--- start of Given information ---

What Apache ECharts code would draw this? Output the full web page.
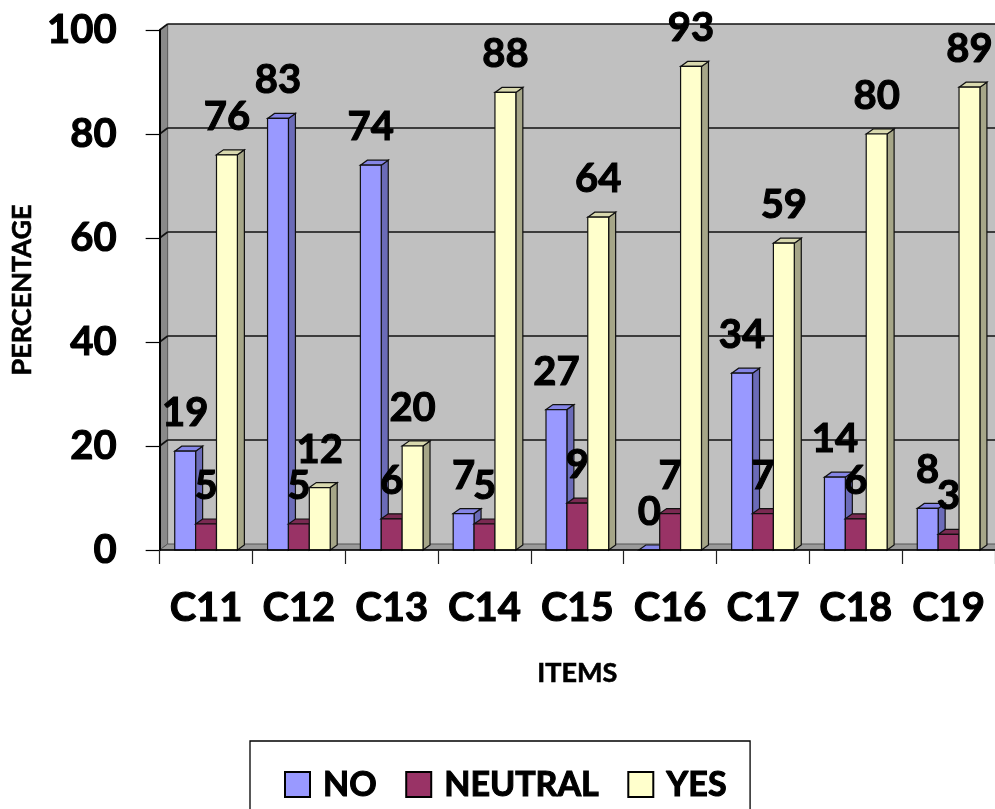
<!DOCTYPE html>
<html>
<head>
<meta charset="utf-8">
<script src="https://cdn.jsdelivr.net/npm/echarts@6/dist/echarts.min.js"></script>
<style>html,body{margin:0;padding:0;background:#fff;}#chart{width:995px;height:809px;}</style>
</head>
<body>
<div id="chart"></div>
<script>
const categories = ['C11','C12','C13','C14','C15','C16','C17','C18','C19'];
const noValues      = [19, 83, 74, 7, 27, 0, 34, 14, 8];
const neutralValues = [5, 5, 6, 5, 9, 7, 7, 6, 3];
const yesValues     = [76, 12, 20, 88, 64, 93, 59, 80, 89];
const yTicks = [0, 20, 40, 60, 80, 100];

const FONT = 'Lato';
const WEIGHT = 'bold';
const DX = 7, DY = -5;     // bar depth
const WX = 8, WY = -6;     // wall depth
const heavy = {textBorderColor: '#000', textBorderWidth: 1.1};

const palettes = [
  {front:'#9999FF', side:'#6B6BB8', top:'#8585E6'},
  {front:'#993366', side:'#6E2449', top:'#7A2A52'},
  {front:'#FFFFCC', side:'#A6A688', top:'#D9D9AE'}
];

function barSeries(name, values, si) {
  const pal = palettes[si];
  return {
    type: 'custom', name: name, z: 2,
    itemStyle: {color: pal.front},
    data: values.map((v, i) => [i, v]),
    renderItem: function (params, api) {
      const ci = api.value(0), v = api.value(1);
      const top = api.coord([ci, v]);
      const base = api.coord([ci, 0]);
      const bw = api.size([1, 0])[0];
      const w = bw * 0.225;
      const x0 = top[0] - 1.5 * w + si * w;
      const x1 = x0 + w;
      const yt = top[1], yb = base[1];
      const stroke = {stroke: '#111', lineWidth: 1.2};
      return {
        type: 'group',
        children: [
          {type: 'polygon', shape: {points: [[x1, yt], [x1 + DX, yt + DY], [x1 + DX, yb + DY], [x1, yb]]},
           style: Object.assign({fill: pal.side}, stroke)},
          {type: 'polygon', shape: {points: [[x0, yt], [x0 + DX, yt + DY], [x1 + DX, yt + DY], [x1, yt]]},
           style: Object.assign({fill: pal.top}, stroke)},
          {type: 'rect', shape: {x: x0, y: yt, width: w, height: yb - yt},
           style: Object.assign({fill: pal.front}, stroke)},
          {type: 'text', z2: 100, style: {text: String(v), x: (x0 + x1) / 2, y: yt - 38,
            align: 'center', verticalAlign: 'middle', fill: '#000',
            stroke: '#000', lineWidth: 1.1,
            font: WEIGHT + ' 40px ' + FONT}}
        ]
      };
    }
  };
}

const frameSeries = {
  type: 'custom', name: 'frame', z: 1, silent: true,
  data: [[0, 0]],
  renderItem: function (params, api) {
    const bw = api.size([1, 0])[0];
    const left = api.coord([0, 0])[0] - bw / 2;
    const right = api.coord([categories.length - 1, 0])[0] + bw / 2;
    const y0 = api.coord([0, yTicks[0]])[1];
    const yMax = api.coord([0, yTicks[yTicks.length - 1]])[1];
    const children = [
      {type: 'rect', shape: {x: left + WX, y: yMax + WY, width: right - left + 20, height: y0 - yMax},
       style: {fill: '#C0C0C0'}},
      {type: 'polygon', shape: {points: [[left, yMax], [left + WX, yMax + WY], [left + WX, y0 + WY], [left, y0]]},
       style: {fill: '#8A8A8A', stroke: '#555', lineWidth: 1}},
      {type: 'polygon', shape: {points: [[left, y0], [left + WX, y0 + WY], [right + WX + 20, y0 + WY], [right + 20, y0]]},
       style: {fill: '#9A9A9A', stroke: '#555', lineWidth: 1}}
    ];
    yTicks.forEach(function (t) {
      if (t === yTicks[0]) return;
      const y = api.coord([0, t])[1];
      children.push({type: 'line', shape: {x1: left + WX, y1: y + WY, x2: right + WX + 20, y2: y + WY},
        style: {stroke: '#111', lineWidth: 1.6}});
      children.push({type: 'line', shape: {x1: left, y1: y, x2: left + WX, y2: y + WY},
        style: {stroke: '#111', lineWidth: 1.6}});
    });
    return {type: 'group', children: children};
  }
};

const chart = echarts.init(document.getElementById('chart'));
chart.setOption({
  animation: false,
  backgroundColor: '#fff',
  grid: {left: 157, right: -3, top: 30, bottom: 259, containLabel: false},
  legend: {
    data: ['NO', 'NEUTRAL', 'YES'],
    left: 250, top: 741,
    padding: [26, 23, 30, 34],
    borderColor: '#000', borderWidth: 1.3,
    backgroundColor: '#fff',
    icon: 'rect', itemWidth: 25, itemHeight: 25, itemGap: 28,
    itemStyle: {borderColor: '#000', borderWidth: 2},
    textStyle: Object.assign({fontFamily: FONT, fontWeight: WEIGHT, fontSize: 34, color: '#000', padding: [0, 0, 0, 8]}, heavy)
  },
  xAxis: {
    type: 'category', data: categories, z: 5,
    boundaryGap: true,
    name: 'ITEMS', nameLocation: 'middle', nameGap: 110,
    nameTextStyle: Object.assign({fontFamily: FONT, fontWeight: WEIGHT, fontSize: 27, color: '#000'}, {textBorderColor: '#000', textBorderWidth: 0.6}),
    axisLine: {show: true, lineStyle: {color: '#000', width: 1.5}},
    axisTick: {show: true, length: 14, alignWithLabel: false, lineStyle: {color: '#222', width: 1.2}},
    axisLabel: Object.assign({fontFamily: FONT, fontWeight: WEIGHT, fontSize: 40, color: '#000', margin: 38, interval: 0}, heavy),
    splitLine: {show: false}
  },
  yAxis: {
    type: 'value', min: 0, max: 100, interval: 20, z: 5,
    name: 'PERCENTAGE', nameLocation: 'middle', nameGap: 122, nameRotate: 90,
    nameTextStyle: Object.assign({fontFamily: FONT, fontWeight: WEIGHT, fontSize: 27, color: '#000'}, {textBorderColor: '#000', textBorderWidth: 0.6}),
    axisLine: {show: true, lineStyle: {color: '#000', width: 2}},
    axisTick: {show: true, length: 14, lineStyle: {color: '#000', width: 1.2}},
    axisLabel: Object.assign({fontFamily: FONT, fontWeight: WEIGHT, fontSize: 40, color: '#000', margin: 43}, heavy),
    splitLine: {show: false}
  },
  series: [
    frameSeries,
    barSeries('NO', noValues, 0),
    barSeries('NEUTRAL', neutralValues, 1),
    barSeries('YES', yesValues, 2)
  ]
});
</script>
</body>
</html>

--- end of Given information ---

The data above needs to be retyped exactly, with the images left out.

## Complete answer
What Apache ECharts code would draw this? Output the full web page.
<!DOCTYPE html>
<html>
<head>
<meta charset="utf-8">
<script src="https://cdn.jsdelivr.net/npm/echarts@6/dist/echarts.min.js"></script>
<style>html,body{margin:0;padding:0;background:#fff;}#chart{width:995px;height:809px;}</style>
</head>
<body>
<div id="chart"></div>
<script>
const categories = ['C11','C12','C13','C14','C15','C16','C17','C18','C19'];
const noValues      = [19, 83, 74, 7, 27, 0, 34, 14, 8];
const neutralValues = [5, 5, 6, 5, 9, 7, 7, 6, 3];
const yesValues     = [76, 12, 20, 88, 64, 93, 59, 80, 89];
const yTicks = [0, 20, 40, 60, 80, 100];

const FONT = 'Lato';
const WEIGHT = 'bold';
const DX = 7, DY = -5;     // bar depth
const WX = 8, WY = -6;     // wall depth
const heavy = {textBorderColor: '#000', textBorderWidth: 1.1};

const palettes = [
  {front:'#9999FF', side:'#6B6BB8', top:'#8585E6'},
  {front:'#993366', side:'#6E2449', top:'#7A2A52'},
  {front:'#FFFFCC', side:'#A6A688', top:'#D9D9AE'}
];

function barSeries(name, values, si) {
  const pal = palettes[si];
  return {
    type: 'custom', name: name, z: 2,
    itemStyle: {color: pal.front},
    data: values.map((v, i) => [i, v]),
    renderItem: function (params, api) {
      const ci = api.value(0), v = api.value(1);
      const top = api.coord([ci, v]);
      const base = api.coord([ci, 0]);
      const bw = api.size([1, 0])[0];
      const w = bw * 0.225;
      const x0 = top[0] - 1.5 * w + si * w;
      const x1 = x0 + w;
      const yt = top[1], yb = base[1];
      const stroke = {stroke: '#111', lineWidth: 1.2};
      return {
        type: 'group',
        children: [
          {type: 'polygon', shape: {points: [[x1, yt], [x1 + DX, yt + DY], [x1 + DX, yb + DY], [x1, yb]]},
           style: Object.assign({fill: pal.side}, stroke)},
          {type: 'polygon', shape: {points: [[x0, yt], [x0 + DX, yt + DY], [x1 + DX, yt + DY], [x1, yt]]},
           style: Object.assign({fill: pal.top}, stroke)},
          {type: 'rect', shape: {x: x0, y: yt, width: w, height: yb - yt},
           style: Object.assign({fill: pal.front}, stroke)},
          {type: 'text', z2: 100, style: {text: String(v), x: (x0 + x1) / 2, y: yt - 38,
            align: 'center', verticalAlign: 'middle', fill: '#000',
            stroke: '#000', lineWidth: 1.1,
            font: WEIGHT + ' 40px ' + FONT}}
        ]
      };
    }
  };
}

const frameSeries = {
  type: 'custom', name: 'frame', z: 1, silent: true,
  data: [[0, 0]],
  renderItem: function (params, api) {
    const bw = api.size([1, 0])[0];
    const left = api.coord([0, 0])[0] - bw / 2;
    const right = api.coord([categories.length - 1, 0])[0] + bw / 2;
    const y0 = api.coord([0, yTicks[0]])[1];
    const yMax = api.coord([0, yTicks[yTicks.length - 1]])[1];
    const children = [
      {type: 'rect', shape: {x: left + WX, y: yMax + WY, width: right - left + 20, height: y0 - yMax},
       style: {fill: '#C0C0C0'}},
      {type: 'polygon', shape: {points: [[left, yMax], [left + WX, yMax + WY], [left + WX, y0 + WY], [left, y0]]},
       style: {fill: '#8A8A8A', stroke: '#555', lineWidth: 1}},
      {type: 'polygon', shape: {points: [[left, y0], [left + WX, y0 + WY], [right + WX + 20, y0 + WY], [right + 20, y0]]},
       style: {fill: '#9A9A9A', stroke: '#555', lineWidth: 1}}
    ];
    yTicks.forEach(function (t) {
      if (t === yTicks[0]) return;
      const y = api.coord([0, t])[1];
      children.push({type: 'line', shape: {x1: left + WX, y1: y + WY, x2: right + WX + 20, y2: y + WY},
        style: {stroke: '#111', lineWidth: 1.6}});
      children.push({type: 'line', shape: {x1: left, y1: y, x2: left + WX, y2: y + WY},
        style: {stroke: '#111', lineWidth: 1.6}});
    });
    return {type: 'group', children: children};
  }
};

const chart = echarts.init(document.getElementById('chart'));
chart.setOption({
  animation: false,
  backgroundColor: '#fff',
  grid: {left: 157, right: -3, top: 30, bottom: 259, containLabel: false},
  legend: {
    data: ['NO', 'NEUTRAL', 'YES'],
    left: 250, top: 741,
    padding: [26, 23, 30, 34],
    borderColor: '#000', borderWidth: 1.3,
    backgroundColor: '#fff',
    icon: 'rect', itemWidth: 25, itemHeight: 25, itemGap: 28,
    itemStyle: {borderColor: '#000', borderWidth: 2},
    textStyle: Object.assign({fontFamily: FONT, fontWeight: WEIGHT, fontSize: 34, color: '#000', padding: [0, 0, 0, 8]}, heavy)
  },
  xAxis: {
    type: 'category', data: categories, z: 5,
    boundaryGap: true,
    name: 'ITEMS', nameLocation: 'middle', nameGap: 110,
    nameTextStyle: Object.assign({fontFamily: FONT, fontWeight: WEIGHT, fontSize: 27, color: '#000'}, {textBorderColor: '#000', textBorderWidth: 0.6}),
    axisLine: {show: true, lineStyle: {color: '#000', width: 1.5}},
    axisTick: {show: true, length: 14, alignWithLabel: false, lineStyle: {color: '#222', width: 1.2}},
    axisLabel: Object.assign({fontFamily: FONT, fontWeight: WEIGHT, fontSize: 40, color: '#000', margin: 38, interval: 0}, heavy),
    splitLine: {show: false}
  },
  yAxis: {
    type: 'value', min: 0, max: 100, interval: 20, z: 5,
    name: 'PERCENTAGE', nameLocation: 'middle', nameGap: 122, nameRotate: 90,
    nameTextStyle: Object.assign({fontFamily: FONT, fontWeight: WEIGHT, fontSize: 27, color: '#000'}, {textBorderColor: '#000', textBorderWidth: 0.6}),
    axisLine: {show: true, lineStyle: {color: '#000', width: 2}},
    axisTick: {show: true, length: 14, lineStyle: {color: '#000', width: 1.2}},
    axisLabel: Object.assign({fontFamily: FONT, fontWeight: WEIGHT, fontSize: 40, color: '#000', margin: 43}, heavy),
    splitLine: {show: false}
  },
  series: [
    frameSeries,
    barSeries('NO', noValues, 0),
    barSeries('NEUTRAL', neutralValues, 1),
    barSeries('YES', yesValues, 2)
  ]
});
</script>
</body>
</html>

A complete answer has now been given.